Alberta Martin, the old bat from Alabama who for a while was going to the SCV rallies and other questionable organization’s meetings* was one of these. She was big news for a while and they even gave her a substantial back payment since the funds were technically still there even though nobody had been paid a widow’s pension in many years. She married her Confederate husband when she was 21 with an illegitimate child (that’s glossed over in her wikipedia I notice- it mentions “she met Howard Farrow… and they had a son” but doesn’t mention she didn’t marry him). She gave birth to a son within a year of marrying the old man, but I seriously doubt it was the old man’s, especially since a few weeks after her husband died she married his grandson (remarriage automatically invalidating her right to a pension, but she was such a media sensation for a moment they overlooked this.)
*For anyone not familiar, Sons of Confederate Veterans used to be an innocuous genealogical group of sons/descendants of Confederate soldiers whose primary purpose, other than social networking, was preserving Civil War battlefields and historic sites and documents, but gradually- beginning in the 1990s and escalating in the 2000s it’s become far more political, neo-Confederate, and Lost Cause [“the war was state’s rights, not slavery”] focused; they’ve lost many members due to this.
Unsure if I am the youngest or not. My grandfather mustered in March of 1865,74th Pennsylvania Inf. at the age of 17. Obviously saw only moderate action and mustered out August 1865. My father was his youngest child, born in 1903. I was born in 1956 when my father was 52. That makes me 55, I’ll be 56 in May of 2012.
My Grandfather joined the Illinois Infantry in 1865 at 15 years old. His step father signed for him. Three months later he mustered out in nashville TN when the war ended. He never went home. At age 75 in 1923 he fathered my Dad. My grandmother who was born in 1891 was 32 years old. She died in 1989 at 98 tears old. I am 63 and have 2 younger brothers and a baby sister who was born in October of 1957. I have my grandfather’s civil war record which states that the government bought back his saber and belt for $3.

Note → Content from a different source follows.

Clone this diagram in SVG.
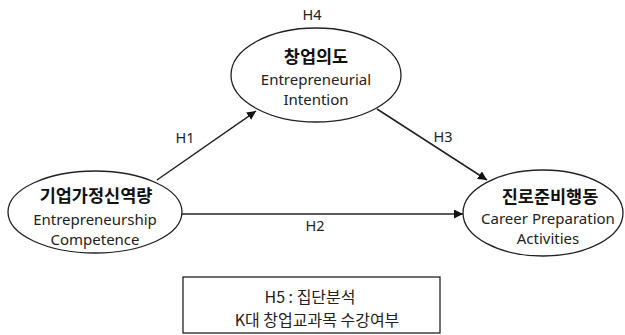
<svg xmlns="http://www.w3.org/2000/svg" width="625" height="335" viewBox="0 0 625 335">
<style>
.node{fill:#fff;stroke:#222;stroke-width:1.3}
.ko{font-family:"Noto Sans CJK KR","Noto Sans",sans-serif;font-weight:bold;font-size:17.5px;fill:#111;text-anchor:middle}
.en{font-family:"Noto Sans","Noto Sans CJK KR",sans-serif;font-size:15px;fill:#222;text-anchor:middle}
.lbl{font-family:"Noto Sans","Noto Sans CJK KR",sans-serif;font-size:14.5px;fill:#222;text-anchor:middle}
.box{font-family:"Noto Sans CJK KR","Noto Sans",sans-serif;font-size:16px;fill:#222;text-anchor:middle}
.edge{stroke:#222;stroke-width:1.5;fill:none;marker-end:url(#arr)}
</style>
<defs>
<marker id="arr" viewBox="0 0 10 10" refX="10" refY="5" markerWidth="9" markerHeight="9" markerUnits="userSpaceOnUse" orient="auto">
<path d="M0,0 L10,5 L0,10 z" fill="#111"/>
</marker>
</defs>
<rect width="625" height="335" fill="#fff"/>
<g id="connectors">
<line class="edge" x1="157" y1="180" x2="256" y2="111"/>
<line class="edge" x1="377" y1="109" x2="487" y2="180"/>
<line class="edge" x1="182" y1="214" x2="463" y2="214"/>
</g>
<g id="labels">
<text class="lbl" x="312" y="20">H4</text>
<text class="lbl" x="185" y="143">H1</text>
<text class="lbl" x="443" y="142">H3</text>
<text class="lbl" x="315" y="231">H2</text>
</g>
<g id="n1">
<ellipse class="node" cx="95" cy="212" rx="87" ry="41"/>
<text class="ko" x="96" y="202">기업가정신역량</text>
<text class="en" x="95" y="225">Entrepreneurship</text>
<text class="en" x="95" y="245">Competence</text>
</g>
<g id="n2">
<ellipse class="node" cx="316" cy="75" rx="85" ry="47"/>
<text class="ko" x="316" y="63">창업의도</text>
<text class="en" x="316" y="85">Entrepreneurial</text>
<text class="en" x="316" y="105">Intention</text>
</g>
<g id="n3">
<ellipse class="node" cx="543" cy="213" rx="80" ry="43"/>
<text class="ko" x="550" y="203">진로준비행동</text>
<text class="en" x="548" y="224">Career Preparation</text>
<text class="en" x="548" y="244">Activities</text>
</g>
<g id="n4">
<rect x="183" y="277" width="257" height="56" fill="#fff" stroke="#222" stroke-width="1.3"/>
<text class="box" x="310" y="303">H5 : 집단분석</text>
<text class="box" x="317" y="326">K대 창업교과목 수강여부</text>
</g>
</svg>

I don’t know if my sister is the youngest but we certainly have to be amoung a very few who can say their grandfather fought in the civil war.

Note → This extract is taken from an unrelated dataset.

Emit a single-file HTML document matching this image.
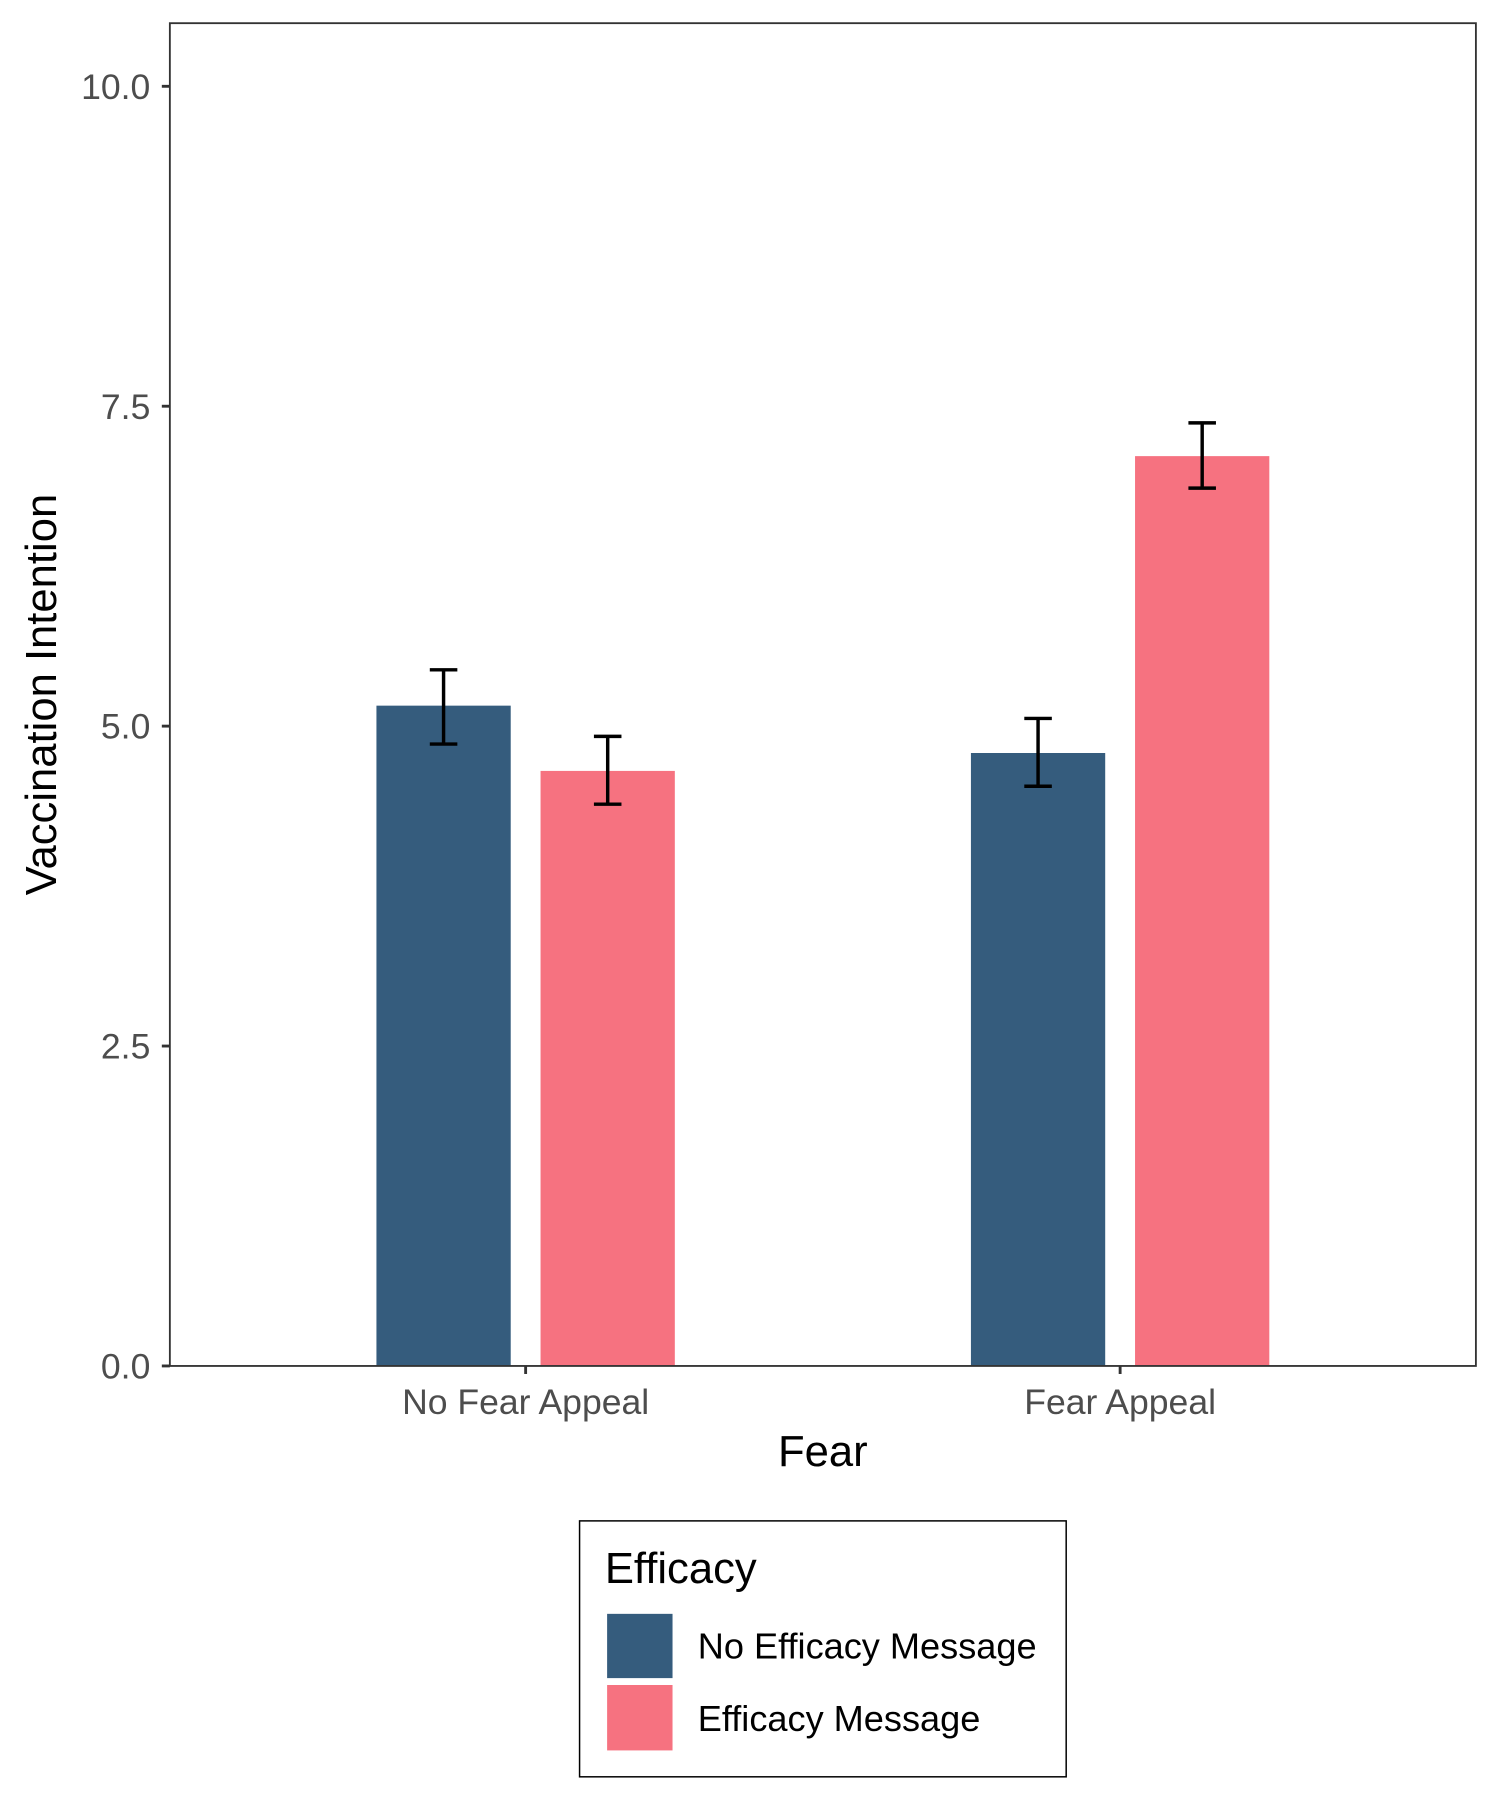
<!DOCTYPE html>
<html><head><meta charset="utf-8">
<style>
html,body{margin:0;padding:0;background:#fff;}
svg{display:block;font-family:"Liberation Sans",sans-serif;}
</style></head>
<body>
<svg id="chart" width="1500" height="1800" viewBox="0 0 1307 1568" xmlns="http://www.w3.org/2000/svg">
<rect x="0" y="0" width="1307" height="1568" fill="#fff"/>
<g id="marks"></g>
<rect x="148" y="20" width="1138" height="1170" fill="none" stroke="#333" stroke-width="1.6"/>
<text x="717" y="1277" font-size="38" text-anchor="middle" fill="#000">Fear</text>
<text transform="translate(49,605) rotate(-90)" font-size="38" text-anchor="middle" fill="#000">Vaccination Intention</text>
<g>
<rect x="505" y="1325" width="424" height="223" fill="#fff" stroke="#000" stroke-width="1.3"/>
<text x="527" y="1379" font-size="38" fill="#000">Efficacy</text>
<rect x="529" y="1406" width="57" height="56" fill="#355C7D"/>
<rect x="529" y="1468" width="57" height="57" fill="#F67280"/>
<text x="608" y="1445" font-size="31.5" fill="#000">No Efficacy Message</text>
<text x="608" y="1508" font-size="31.5" fill="#000">Efficacy Message</text>
</g>
</svg>
<script>
const categories = ["No Fear Appeal", "Fear Appeal"];
const seriesNames = ["No Efficacy Message", "Efficacy Message"];
const seriesColors = ["#355C7D", "#F67280"];
const noEfficacyValues = [5.16, 4.79];
const efficacyValues = [4.65, 7.11];
const noEfficacyLower = [4.86, 4.53];
const noEfficacyUpper = [5.44, 5.06];
const efficacyLower = [4.39, 6.86];
const efficacyUpper = [4.92, 7.37];
const yTicks = [0, 2.5, 5, 7.5, 10];
const yTickLabels = ["0.0", "2.5", "5.0", "7.5", "10.0"];

const NS = "http://www.w3.org/2000/svg";
const g = document.getElementById("marks");
const y0 = 1190, yUnit = 111.5;
function yScale(v){ return y0 - v * yUnit; }
const groupCenters = [458, 976];
function xScale(i){ return groupCenters[i]; }
const barW = 117, offset = 71.5;
function mk(tag, attrs){ const e = document.createElementNS(NS, tag); for (const k in attrs) e.setAttribute(k, attrs[k]); g.appendChild(e); return e; }

yTicks.forEach((t, i) => {
  const yy = yScale(t);
  const tk = mk("line", {x1:141, x2:148, y1:yy, y2:yy, stroke:"#333", "stroke-width":2.5});
  
  
  const lb = mk("text", {x:131, y:yy+11, "font-size":31, "text-anchor":"end", fill:"#4d4d4d"});
  lb.textContent = yTickLabels[i];
  
  
});

const vals = [noEfficacyValues, efficacyValues];
const lows = [noEfficacyLower, efficacyLower];
const ups = [noEfficacyUpper, efficacyUpper];
categories.forEach((c, i) => {
  const cx = xScale(i);
  const tk = mk("line", {x1:cx, x2:cx, y1:1190, y2:1197, stroke:"#333", "stroke-width":2.5});
  
  
  const lb = mk("text", {x:cx, y:1232, "font-size":31, "text-anchor":"middle", fill:"#4d4d4d"});
  lb.textContent = c;
  
  
  for (let s = 0; s < 2; s++) {
    const bc = cx + (s === 0 ? -offset : offset);
    const v = vals[s][i];
    const r = mk("rect", {x:bc - barW/2, y:yScale(v), width:barW, height:y0 - yScale(v), fill:seriesColors[s]});
    
    
    const lo = yScale(lows[s][i]), hi = yScale(ups[s][i]);
    const eb = mk("path", {d:`M${bc-12},${hi}H${bc+12}M${bc},${hi}V${lo}M${bc-12},${lo}H${bc+12}`, stroke:"#000", "stroke-width":3, fill:"none"});
    
    
  }
});
</script>
</body></html>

That’s amazing! How old was your grandfather when he died?
(What is it called when a zombie dies and comes back a second time?)
My college roommate is now in his mid 30s, and was the grandchild of a Civil War vet. I believe his father was in his 60s when he was born, and had similarly been fathered very late in his father’s life. My roommate even has a younger brother, who is in his late 20s now, and certainly has to be a prime contender for youngest Civil War grandchild.